Grab yourself a glass of Pimm’s and pull up a chair; there’s a regatta going on. Ah, yes, a nice regatta, with white sails all rigged (tt) moving at a regal pace across the harbour. Well, it looks regal at this distance. In the Olympic coverage of sailing regattas, they don’t have the nail-biting, body-part-crunching second-by-second coverage that characterizes some sports; rather, they have relaxing piano or guitar music and a summary of who accomplished what. Rowing, of course, is entirely another thing, but even doing the sailing at boat level is not so serene – watch those guys hanging off the side, knees at 90 degrees and bodies half upright: how long would your quads and abs last doing that? It’s competitive. It’s a race! It’s almost as vindictive as a vendetta.
But still, when you think of a regatta, what do you think of? Quite likely the view I had out my bedroom window this afternoon: a cotillion of white sails decorating the water and moving more slowly in the visual field than a mobile. Perhaps you’re watching it from a waterside bar calling itself Regatta.
This word actually is a bit on the pizzicato side for something that has that kind of white-pants-white-jacket yacht-club air. (Apologies to my fellow native Calgarians and other dry-land people, who may not be all that up on yacht clubs; there are several in Toronto and environs, ranging from the upper-crust to the merely rather expensive but accessible, and they are well known, especially the top tier.) But think of it as something one may attend after a light lunch of frittata. And focus as much on the reg, which is not the reg of register nor even the reg of regular; it’s the reg of regal and regale that sets the atta-tude.
Ah, yes, white-glove service, egg white frittata, white pants and white jacket, a few little whitecaps, white sails… Truly a regatta de blanc. But, oh, don’t call the Police: their album, Reggatta de Blanc, has two g‘s, and the title is a pseudo-French translation of “white reggae” (French for reggae is actually reggae; the tapping of the atta, like an opening riff from Stewart Copeland’s drums, shows up again with their next album, Zenyattà Mondatta). But then the album opens with “Message in a Bottle,” and how could you not think nautically? And the almost relaxed, almost spacey slow groove with tipping and tapping in “Walking on the Moon” – it takes me nearly back to the music for the television coverage of regattas.

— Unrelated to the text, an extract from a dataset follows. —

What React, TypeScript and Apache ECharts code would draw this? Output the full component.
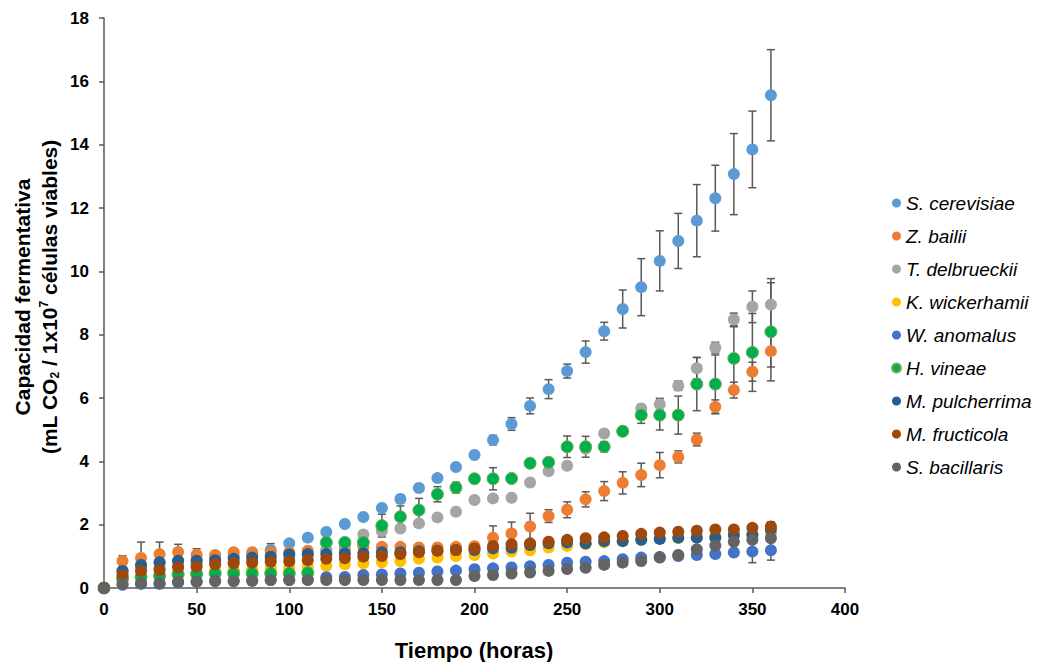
import React, { useEffect, useRef } from "react";
import * as echarts from "echarts";

const times = [0,10,20,30,40,50,60,70,80,90,100,110,120,130,140,150,160,170,180,190,200,210,220,230,240,250,260,270,280,290,300,310,320,330,340,350,360];

const seriesNames = ["S. cerevisiae","Z. bailii","T. delbrueckii","K. wickerhamii","W. anomalus","H. vineae","M. pulcherrima","M. fructicola","S. bacillaris"];
const seriesColors = ["#5B9BD5","#ED7D31","#A5A5A5","#FFC000","#4472C4","#00B050","#255E91","#9E480E","#636363"];

const sCerevisiae = [0,0.55,0.7,0.8,0.85,0.9,0.95,1.0,1.05,1.2,1.41,1.59,1.77,2.02,2.24,2.53,2.81,3.16,3.47,3.82,4.2,4.67,5.18,5.75,6.28,6.85,7.45,8.11,8.81,9.5,10.33,10.96,11.6,12.31,13.07,13.85,15.56];
const sCerevisiaeErr = [0,0.05,0.05,0.05,0.05,0.05,0.05,0.05,0.05,0.2,0.08,0.08,0.08,0.08,0.08,0.1,0.12,0.1,0.1,0.1,0.1,0.15,0.2,0.25,0.3,0.22,0.35,0.28,0.6,0.9,0.95,0.87,1.14,1.04,1.28,1.21,1.44];

const zBailii = [0,0.85,0.95,1.07,1.14,1.05,1.04,1.13,1.13,1.12,1.12,1.18,1.2,1.22,1.3,1.3,1.3,1.28,1.28,1.3,1.32,1.59,1.72,1.94,2.27,2.47,2.8,3.06,3.32,3.57,3.88,4.14,4.69,5.72,6.25,6.83,7.48];
const zBailiiErr = [0,0.17,0.5,0.38,0.24,0.19,0.08,0.08,0.08,0.08,0.08,0.08,0.08,0.08,0.08,0.08,0.08,0.08,0.08,0.08,0.1,0.37,0.36,0.42,0.2,0.25,0.24,0.3,0.35,0.37,0.4,0.19,0.2,0.22,0.25,0.3,0.5];

const tDelbrueckii = [0,0.45,0.6,0.65,0.7,0.75,0.78,0.82,0.85,0.9,0.95,1.05,1.2,1.35,1.69,1.8,1.88,2.04,2.23,2.41,2.78,2.83,2.85,3.33,3.69,3.86,4.4,4.88,4.95,5.67,5.8,6.39,6.94,7.59,8.48,8.88,8.95];
const tDelbrueckiiErr = [0,0.05,0.05,0.05,0.05,0.05,0.05,0.05,0.05,0.05,0.05,0.05,0.05,0.05,0.08,0.08,0.08,0.08,0.08,0.08,0.08,0.08,0.08,0.12,0.1,0.1,0.1,0.1,0.1,0.12,0.19,0.15,0.34,0.17,0.2,0.5,0.82];

const kWickerhamii = [0,0.3,0.35,0.4,0.45,0.5,0.55,0.57,0.59,0.62,0.63,0.67,0.7,0.75,0.78,0.81,0.85,0.92,0.96,1.01,1.04,1.09,1.15,1.19,1.28,1.33,1.38,1.44,1.48,1.52,1.55,1.58,1.6,1.63,1.67,1.7,1.72];
const kWickerhamiiErr = [0,0.05,0.05,0.05,0.05,0.05,0.05,0.05,0.05,0.05,0.05,0.05,0.05,0.05,0.05,0.05,0.05,0.05,0.05,0.05,0.05,0.05,0.05,0.05,0.05,0.05,0.05,0.05,0.05,0.05,0.05,0.05,0.05,0.05,0.05,0.05,0.05];

const wAnomalus = [0,0.1,0.13,0.13,0.17,0.2,0.22,0.22,0.23,0.25,0.25,0.27,0.34,0.35,0.41,0.43,0.46,0.48,0.52,0.55,0.59,0.62,0.65,0.69,0.73,0.8,0.83,0.85,0.91,0.96,0.98,1.01,1.04,1.07,1.12,1.15,1.19];
const wAnomalusErr = [0,0.05,0.05,0.05,0.05,0.05,0.05,0.05,0.05,0.05,0.05,0.05,0.05,0.05,0.05,0.05,0.05,0.05,0.05,0.05,0.1,0.1,0.1,0.05,0.05,0.05,0.05,0.05,0.05,0.05,0.05,0.05,0.05,0.05,0.05,0.35,0.31];

const hVineae = [0,0.3,0.35,0.38,0.43,0.44,0.46,0.46,0.46,0.46,0.46,0.48,1.44,1.44,1.44,1.97,2.25,2.46,2.96,3.17,3.45,3.45,3.46,3.94,3.97,4.46,4.46,4.46,4.95,5.46,5.46,5.46,6.44,6.44,7.25,7.44,8.09];
const hVineaeErr = [0,0.05,0.05,0.05,0.05,0.05,0.05,0.05,0.05,0.05,0.05,0.05,0.08,0.08,0.08,0.36,0.34,0.37,0.24,0.17,0.1,0.35,0.1,0.1,0.1,0.34,0.33,0.16,0.1,0.26,0.47,0.6,0.84,0.92,1.0,1.23,1.55];

const mPulcherrima = [0,0.54,0.73,0.81,0.86,0.86,0.88,0.92,0.96,0.99,1.06,1.07,1.07,1.09,1.1,1.13,1.13,1.16,1.18,1.2,1.2,1.25,1.27,1.36,1.41,1.44,1.41,1.48,1.48,1.52,1.55,1.59,1.59,1.59,1.67,1.67,1.85];
const mPulcherrimaErr = [0,0.05,0.05,0.05,0.05,0.05,0.05,0.05,0.05,0.05,0.05,0.05,0.05,0.05,0.05,0.05,0.05,0.05,0.05,0.05,0.05,0.05,0.05,0.05,0.05,0.05,0.05,0.05,0.05,0.05,0.05,0.05,0.05,0.05,0.05,0.05,0.1];

const mFructicola = [0,0.41,0.54,0.57,0.65,0.67,0.75,0.78,0.8,0.83,0.84,0.88,0.92,0.94,0.99,1.01,1.07,1.13,1.18,1.2,1.25,1.33,1.38,1.41,1.46,1.52,1.57,1.6,1.64,1.71,1.75,1.78,1.81,1.85,1.85,1.9,1.94];
const mFructicolaErr = [0,0.05,0.05,0.05,0.05,0.05,0.05,0.05,0.05,0.05,0.05,0.05,0.05,0.05,0.05,0.05,0.05,0.05,0.05,0.05,0.05,0.05,0.05,0.05,0.05,0.05,0.05,0.05,0.05,0.05,0.05,0.05,0.05,0.08,0.1,0.12,0.15];

const sBacillaris = [0,0.13,0.15,0.15,0.2,0.2,0.22,0.22,0.23,0.25,0.25,0.25,0.25,0.25,0.25,0.25,0.25,0.25,0.25,0.25,0.38,0.41,0.46,0.49,0.54,0.6,0.64,0.73,0.8,0.85,0.96,1.04,1.22,1.34,1.46,1.52,1.57];
const sBacillarisErr = [0,0.05,0.05,0.05,0.05,0.05,0.05,0.05,0.05,0.05,0.05,0.05,0.05,0.05,0.05,0.05,0.05,0.05,0.05,0.05,0.05,0.05,0.05,0.05,0.05,0.05,0.05,0.05,0.05,0.05,0.05,0.05,0.05,0.05,0.05,0.05,0.05];

const allValues = [sCerevisiae, zBailii, tDelbrueckii, kWickerhamii, wAnomalus, hVineae, mPulcherrima, mFructicola, sBacillaris];
const allErrors = [sCerevisiaeErr, zBailiiErr, tDelbrueckiiErr, kWickerhamiiErr, wAnomalusErr, hVineaeErr, mPulcherrimaErr, mFructicolaErr, sBacillarisErr];

const FONT = "'Liberation Sans', Arial, sans-serif";

export default function App() {
  const ref = useRef<HTMLDivElement>(null);
  useEffect(() => {
    if (!ref.current) return;
    const chart = echarts.init(ref.current, undefined, { renderer: "svg" });
    const series: any[] = [];
    seriesNames.forEach((name, i) => {
      const vals = allValues[i];
      const errs = allErrors[i];
      series.push({
        type: "custom",
        name: name + " error",
        data: times.map((t, k) => [t, vals[k] - errs[k], vals[k] + errs[k]]),
        encode: { x: 0, y: [1, 2] },
        renderItem: (params: any, api: any) => {
          const x = api.value(0);
          const lo = api.value(1);
          const hi = api.value(2);
          if (hi - lo <= 0) return { type: "group", children: [] };
          const top = api.coord([x, hi]);
          const bot = api.coord([x, lo]);
          const hw = 4;
          const st = { stroke: "#595959", lineWidth: 1.5 };
          return {
            type: "group",
            children: [
              { type: "line", shape: { x1: top[0], y1: top[1], x2: bot[0], y2: bot[1] }, style: st },
              { type: "line", shape: { x1: top[0] - hw, y1: top[1], x2: top[0] + hw, y2: top[1] }, style: st },
              { type: "line", shape: { x1: bot[0] - hw, y1: bot[1], x2: bot[0] + hw, y2: bot[1] }, style: st },
            ],
          };
        },
        silent: true,
      });
      series.push({
        type: "scatter",
        name,
        data: times.map((t, k) => [t, vals[k]]),
        symbol: "circle",
        symbolSize: 12,
        itemStyle: {
          color: seriesColors[i],
          opacity: 1,
          borderColor: name === "H. vineae" ? "#70AD47" : undefined,
          borderWidth: name === "H. vineae" ? 1 : 0,
        },
      });
    });

    chart.setOption({
      animation: false,
      grid: { left: 104, right: 196, top: 18, bottom: 74, containLabel: false },
      xAxis: {
        type: "value",
        min: 0,
        max: 400,
        interval: 50,
        axisLine: { show: true, lineStyle: { color: "#595959", width: 1.5 } },
        axisTick: { show: true, length: 5, lineStyle: { color: "#595959", width: 1.5 } },
        axisLabel: { color: "#000", fontFamily: FONT, fontWeight: "bold", fontSize: 17, margin: 13 },
        splitLine: { show: false },
      },
      yAxis: {
        type: "value",
        min: 0,
        max: 18,
        interval: 2,
        axisLine: { show: true, lineStyle: { color: "#595959", width: 1.5 } },
        axisTick: { show: true, length: 5, lineStyle: { color: "#595959", width: 1.5 } },
        axisLabel: { color: "#000", fontFamily: FONT, fontWeight: "bold", fontSize: 17, margin: 15 },
        splitLine: { show: false },
      },
      legend: {
        data: seriesNames,
        orient: "vertical",
        left: 886,
        top: 188,
        itemWidth: 9,
        itemHeight: 9,
        itemGap: 13,
        icon: "circle",
        textStyle: { fontFamily: FONT, fontStyle: "italic", fontSize: 19, color: "#000", lineHeight: 20 },
      },
      graphic: [
        {
          type: "text",
          x: 474,
          y: 650,
          style: {
            text: "Tiempo (horas)",
            fontFamily: FONT,
            fontWeight: "bold",
            fontSize: 22,
            fill: "#000",
            align: "center",
            verticalAlign: "middle",
          },
        },
        {
          type: "text",
          x: 22,
          y: 297,
          rotation: Math.PI / 2,
          style: {
            text: "Capacidad fermentativa",
            fontFamily: FONT,
            fontWeight: "bold",
            fontSize: 21,
            fill: "#000",
            align: "center",
            verticalAlign: "middle",
          },
        },
        {
          type: "text",
          x: 49,
          y: 297,
          rotation: Math.PI / 2,
          style: {
            text: "{b|(mL CO}{sub|2}{b| / 1x10}{sup|7}{b| células viables)}",
            fontFamily: FONT,
            fontWeight: "bold",
            fontSize: 21,
            fill: "#000",
            align: "center",
            verticalAlign: "middle",
            rich: {
              b: { fontFamily: FONT, fontWeight: "bold", fontSize: 21, fill: "#000", lineHeight: 28, verticalAlign: "middle" },
              sub: { fontFamily: FONT, fontWeight: "bold", fontSize: 12, fill: "#000", lineHeight: 28, verticalAlign: "bottom", padding: [0, 0, 2, 0] },
              sup: { fontFamily: FONT, fontWeight: "bold", fontSize: 12, fill: "#000", lineHeight: 28, verticalAlign: "top", padding: [3, 0, 0, 0] },
            },
          },
        },
      ],
      series,
    });
    return () => chart.dispose();
  }, []);
  return <div ref={ref} style={{ position: "absolute", left: 0, top: 0, width: 1041, height: 662 }} />;
}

Not that regattas were always quite so genteel; the original regatta was a race held on the Grand Canal in Venice and undoubtedly at least a little rougher, given that it was 17th-century Venice we’re talking about, the very chronotope of Shakespeare’s Merchant of Venice and a town known for naval aggression and pride. The word, in the regional Italian dialect, meant “competition” and appears to have stemmed from the same Latin root that gave English capture. But then some 18th-century toffs decided to have one on the Thames, and, well, here we are. Do have some more Pimm’s.